To grasp this situation one must realise that the Communists now constitute the modern Centre Party in republican Spain. Their propaganda, as skilful as it is pervasive, is almost exclusively defensive. It focuses attention on resistance to Fascism and on a concentrated effort to win the war; it discourages talk about the future, and ridicules its allies' weakness for “plans and projects”. I have before me a pamphlet by its secretary, Jose Diaz, which defines its objective as the creation of “a domestic and parliamentary republic of a new type.” The novelty of this conception is not easy to grasp, for Diaz goes on to insist that the chief task is to destroy the material foundations of Spanish feudalism – the vast aristocratic estates, the political and economic power of the Church, and the old army based on caste. Something is added, in much vaguer words, about the need for breaking up the financial oligarchy and nationalising the Bank of Spain, but it is obvious that industry will be socialised, if at all, only partially and with extreme caution. The enemy, in short, is feudalism and less certainly big business, but small property, whether in town or country, need have no fear.

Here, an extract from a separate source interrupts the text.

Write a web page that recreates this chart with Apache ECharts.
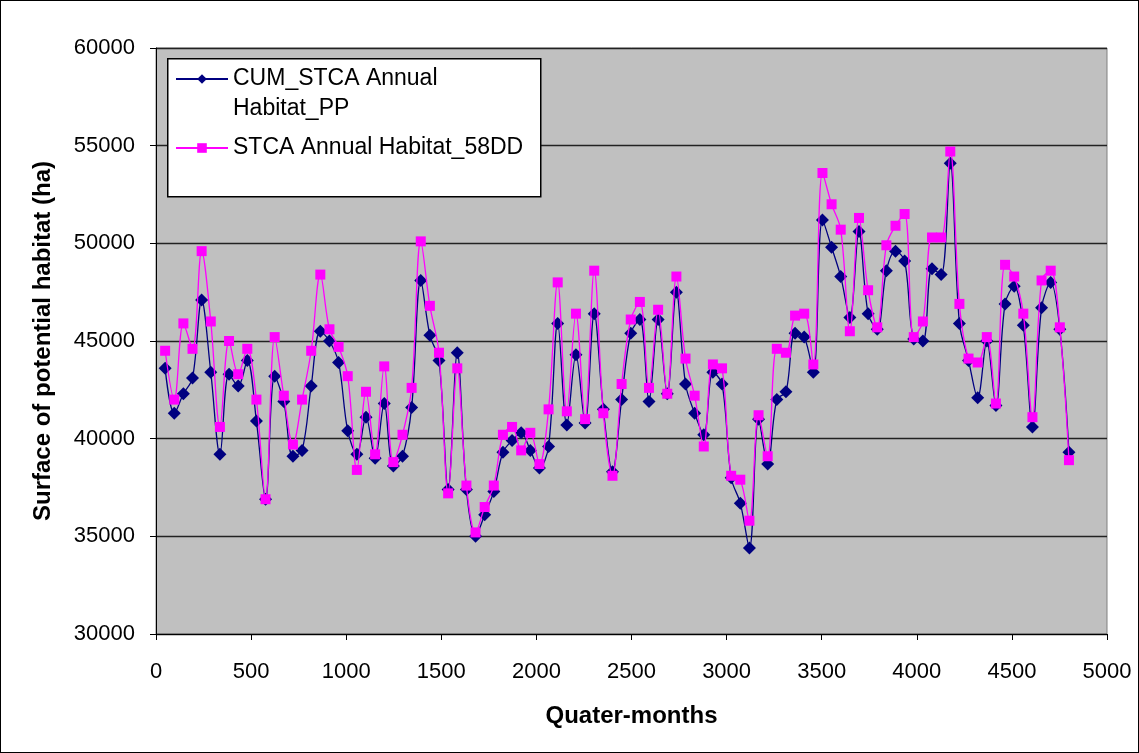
<!DOCTYPE html>
<html>
<head>
<meta charset="utf-8">
<script src="https://cdn.jsdelivr.net/npm/echarts@6/dist/echarts.min.js"></script>
<style>
html,body{margin:0;padding:0;background:#fff;}
#main{width:1137px;height:751px;border:1px solid #000;}
</style>
</head>
<body>
<div id="main"></div>
<script>
// quarter-month steps (48 per year)
var step = 48;
var cumPP = [43600,41300,42300,43100,47100,43400,39200,43300,42700,44000,
	40900,36900,43200,41900,39100,39400,42700,45500,45000,43900,
	40400,39200,41100,39000,41800,38600,39100,41600,48100,45300,
	44000,37400,44400,37400,35000,36100,37300,39300,39900,40300,
	39400,38500,39600,45900,40700,44300,40800,46400,41500,38300,
	42000,45400,46100,41900,46100,42300,47500,42800,41300,40200,
	43400,42800,38000,36700,34400,41000,38700,42000,42400,45400,
	45200,43400,51200,49800,48300,46200,50600,46400,45600,48600,
	49600,49100,45100,45000,48700,48400,54100,45900,44000,42100,
	45000,41700,46900,47800,45800,40600,46700,48000,45600,39300];
var stca58 = [44500,42000,45900,44600,49600,46000,40600,45000,43300,44600,
	42000,36900,45200,42200,39700,42000,44500,48400,45600,44700,
	43200,38400,42400,39200,43700,38800,40200,42600,50100,46800,
	44400,37200,43600,37600,35200,36500,37600,40200,40600,39400,
	40300,38700,41500,48000,41400,46400,41000,48600,41300,38100,
	42800,46100,47000,42600,46600,42300,48300,44100,42200,39600,
	43800,43600,38100,37900,35800,41200,39100,44600,44400,46300,
	46400,43800,53600,52000,50700,45500,51300,47600,45700,49900,
	50900,51500,45200,46000,50300,50300,54700,46900,44100,43900,
	45200,41800,48900,48300,46400,41100,48100,48600,45700,38900];
var seriesNames = ['CUM_STCA Annual Habitat_PP', 'STCA Annual Habitat_58DD'];

function toPairs(arr) {
	var out = [];
	for (var i = 0; i < arr.length; i++) {
		out.push([(i + 1) * step, arr[i]]);
	}
	return out;
}

var font = 'Liberation Sans, Arial, sans-serif';
var myChart = echarts.init(document.getElementById('main'));
myChart.setOption({
	animation: false,
	grid: {
		left: 155, right: 31, top: 47, bottom: 118,
		outerBoundsMode: 'none',
		show: true, backgroundColor: '#c0c0c0', borderColor: '#808080', borderWidth: 1
	},
	// legend frame
	graphic: [{
		type: 'rect', left: 166, top: 57, z: 3,
		shape: { width: 373, height: 138 },
		style: { fill: '#fff', stroke: '#000', lineWidth: 1.5 }
	}],
	legend: {
		orient: 'vertical',
		left: 174, top: 33,
		padding: 0,
		z: 4,
		itemWidth: 52, itemHeight: 12,
		itemGap: 9,
		textStyle: { fontFamily: font, fontSize: 23, color: '#000', lineHeight: 30 },
		// blank first line keeps the marker level with "CUM_STCA Annual"
		formatter: function(name) {
			if (name == seriesNames[0]) return ' \nCUM_STCA Annual\nHabitat_PP';
			return name;
		},
		data: seriesNames
	},
	xAxis: {
		type: 'value', min: 0, max: 5000, interval: 500,
		name: 'Quater-months', nameLocation: 'middle', nameGap: 70,
		nameTextStyle: { fontFamily: font, fontSize: 24, fontWeight: 'bold', color: '#000' },
		axisLine: { show: true, onZero: false, lineStyle: { color: '#000' } },
		axisTick: { show: true, length: 6, lineStyle: { color: '#000' } },
		axisLabel: { fontFamily: font, fontSize: 22, color: '#000', margin: 27,
			formatter: function(v) { return String(v); } },
		splitLine: { show: false }
	},
	yAxis: {
		type: 'value', min: 30000, max: 60000, interval: 5000,
		name: 'Surface of potential habitat (ha)', nameLocation: 'middle', nameGap: 101,
		nameTextStyle: { fontFamily: font, fontSize: 24, fontWeight: 'bold', color: '#000' },
		axisLine: { show: true, lineStyle: { color: '#000' } },
		axisTick: { show: true, length: 6, lineStyle: { color: '#000' } },
		axisLabel: { fontFamily: font, fontSize: 22, color: '#000', margin: 21,
			formatter: function(v) { return String(v); } },
		splitLine: { show: true, lineStyle: { color: '#222', width: 1.4 } }
	},
	series: [{
		name: seriesNames[0],
		type: 'line',
		data: toPairs(cumPP),
		smooth: 0.35,
		symbol: 'diamond', symbolSize: 13,
		itemStyle: { color: '#000080' },
		lineStyle: { color: '#000080', width: 1.3 },
		z: 2
	}, {
		name: seriesNames[1],
		type: 'line',
		data: toPairs(stca58),
		smooth: 0.35,
		symbol: 'rect', symbolSize: 10,
		itemStyle: { color: '#ff00ff' },
		lineStyle: { color: '#ff00ff', width: 1.3 },
		z: 3
	}]
});
</script>
</body>
</html>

I just discussed this policy with several leading Communists. They justified it mainly on two grounds. Spain is a land of peasants, who own their few acres, save in the south and west, where the great estates predominate. They cannot be driven forcibly to to accept socialisation – an experiment which the Anarchists have tried in Aragon with disastrous results. Again, the support of the small middle class is essential, if the war is to be won. In fact, the country was very evenly divided by the test of votes in February, 1936; the Republic dare not throw away potential support from any quarter. Secondly, it dare not antagonise the Western democracies by unfurling the flag of proletarian revolution. This had the ring of everyday common sense, though I reflected that Lenin brushed aside very similar arguments in 1917. As one listened to Franco's guns in Madrid and read the news from Bilbao, this prudent moderation was intelligible. It certainly sprang as much from a study of the particular case of Spain, as from any consideration of Russian interests.

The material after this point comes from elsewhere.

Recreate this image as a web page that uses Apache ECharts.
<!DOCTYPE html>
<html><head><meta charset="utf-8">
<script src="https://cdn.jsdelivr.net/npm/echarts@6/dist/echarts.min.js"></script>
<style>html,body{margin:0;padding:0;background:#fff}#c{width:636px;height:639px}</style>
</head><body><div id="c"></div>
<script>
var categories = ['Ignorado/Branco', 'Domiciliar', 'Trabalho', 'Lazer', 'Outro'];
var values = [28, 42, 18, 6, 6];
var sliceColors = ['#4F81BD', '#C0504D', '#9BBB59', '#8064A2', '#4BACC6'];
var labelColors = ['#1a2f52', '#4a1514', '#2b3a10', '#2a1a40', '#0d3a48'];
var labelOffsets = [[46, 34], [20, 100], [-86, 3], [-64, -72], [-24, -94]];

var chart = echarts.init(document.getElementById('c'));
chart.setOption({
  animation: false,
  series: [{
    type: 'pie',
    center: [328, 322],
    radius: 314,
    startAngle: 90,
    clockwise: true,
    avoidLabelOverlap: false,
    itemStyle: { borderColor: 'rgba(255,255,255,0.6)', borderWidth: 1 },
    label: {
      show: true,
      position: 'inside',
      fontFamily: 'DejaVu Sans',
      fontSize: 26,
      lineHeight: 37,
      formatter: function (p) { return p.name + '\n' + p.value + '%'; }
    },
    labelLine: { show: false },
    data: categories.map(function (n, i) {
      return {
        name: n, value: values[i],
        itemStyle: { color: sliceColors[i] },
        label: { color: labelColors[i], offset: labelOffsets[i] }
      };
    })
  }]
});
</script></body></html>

These, the reader may object, are opportunist arguments; but will not the Communist Party, with or withou8t its Socialist allies, revert to its revolutionary policy when victory is won? That is, one supposes, the reckoning on which the British Government bases its hostility to the Republic. I think this development must be permanent. This prediction I base on the social composition of the Communist Party both in Catalonia ( where it is fused with the Socialists) and in Spain. It retains the discipline for which it is famous; it can by its immensely skilful propaganda through posters, periodicals and broadcasting compel the average man to think its thoughts. It has rendered incomparable services in waging the war, and it shares the gratitude that Russia has justly earned. But it is no longer primarily a party of the industrial workers or even a Marxist Party. One of its leading men was describing to political schools for the army. “What do you teach?” I asked. “The fundamentals of Marxism?” “Well, no,” he answered, “the instruction is all on People's Front lines.” Again in Catalonia a leading Communist was explaining the rapid growth of the U.G.T. “Much of the new membership,” he said, “has come from the ranks of the Esquerra (Left Middle-class Republicans)> The small middle-class realises that of the two parties our is the stouter defender of small property.” The claim was true. In the next day's newspaper I read a report of a gathering of retail tradesmen in Barcelona. It was the U.G.T. Which saved them from the plans of socialisation backed by the Anarchist C.N.T.

The growth of the Party has been astonishingly rapid during the civil war. Insignificant in number when that began, the Party is now, or soon will be, the leading political organisation in republican Spain. In nine month it has quadrupled its membership, which now stands at 249,000 in governmental Spain, exclusive of Catalonia. Its social composition is unusual – 89,000 industrial workers as against 62,000 agricultural workers, 76,000 peasant owners, 15,000 “middle class” and 7,000 “intellectuals,” together with 19,000 women. Its vigorous youth organisation has in round figures 300,000 members. This intense activity in recruiting provoked protests from other parties. It struck me that these new members could not have been sifted and tested with the care customary in the early years of the Party. In fairness I will give the crushing answer of the organiser to whom I put this objection. On November 7th, at the worst hour of Madrid's peril, the Party called together its new members in that city. They numbered 2,000 men. Of these 1,700 volunteered for the militia. They had to stand under fire, unarmed in reserve, waiting till they could receive a rifle from a dead man's hand. Of these 1,700 no fewer than 900 were killed in the defence of Madrid. He went on to illustrate the Party's share in the risks and labours of the active army. In three brigades on the Cordova front respectively 80, 50 and 95 per cent. of the men were its members.

It is a tangled tale, this Spanish epic. The heroism of simple men, who have flung their lives away for the joy of battling half-armed against feudalism, blends with the vanity of leaders and the egoism of parties. Doctrinal feuds that our grandfathers waged in learned tomes arm themselves with machine-guns and wreak mass-murder in the streets. I have tried to describe without judging. But when memory goes back to the bloody defeats of 1934, and faces frankly the forces that then so nearly crushed the Spanish workers, I think they were wise to form the People's Front. Once formed, it was pledged in loyalty, as in prudence, to modernisation. When one has seen something of the palaces of the grandees and the hovel of the peasants, to make an end of feudalism seems no small achievement. With this will come much else – education for the masses, an expansion of all the social services, co-operation among the producing peasants, workers' councils in the factories, and, above all, a new sense of national unity and ambition. To this new Spain the Anarchists, if their gunmen can but be weeded out, have much to contribute. Liberty is their passion, though they have loved her in day-dreams; they too, though they scorned discipline and system, have learned to give their all to the common good. With all its failings this nation can boast that, when at last it is roused to action, it acts with a will and endures to the end.